17      I am satisfied, notwithstanding the absence of any material which in any way justifies the failure by the defendant to file a defence in this instance, that in the absence of any prejudice to the plaintiff arising by reason of the operation of the Limitation of Actions Act, given:

·        the absence of any significant delay by the defendant in seeking to set aside the judgment once it was notified of the presence of the same;

·        the ability of the defendant to compensate the plaintiff for any costs incurred by the plaintiff by reason of the entry of the judgment or the setting aside of the judgment;

·        the potential merit of the prima facie defence raised by the defendant in this instance;

·        the prejudice to the defendant which arises by reason of a judgment existing against the defendant in respect of which it has demonstrated the existence of a defence on the merits

that an order should be made setting aside the judgment obtained by the plaintiff.

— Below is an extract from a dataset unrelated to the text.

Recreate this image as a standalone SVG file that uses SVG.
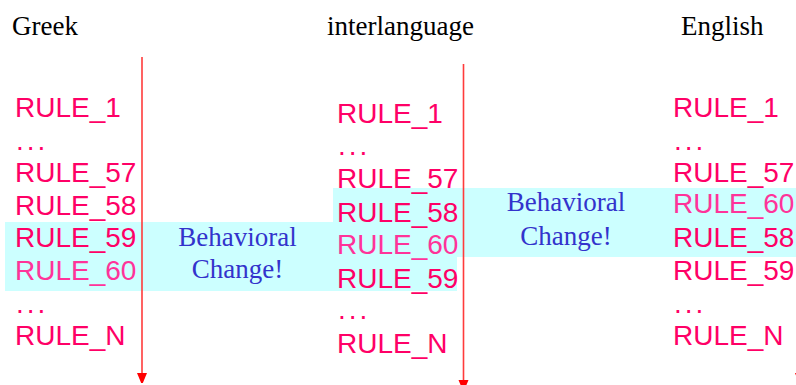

18      Whilst I am satisfied that the plaintiff is potentially exposed to the risk that he may be shut out from commencing a proceeding against DGS should his judgment against the defendant be set aside, I am not satisfied, given the uncertainty which arises to whether the defence is open to DGS, that the potential of such a defence should operate to dissuade me from the course which I would take in the absence of the defence, namely, to set aside the judgment obtained by the plaintiff against the defendant in this instance.

19      For the reasons set out above, I am satisfied that I should set aside the judgment in this instance subject to the defendant providing an undertaking to meet any costs order to which the plaintiff is entitled in this instance.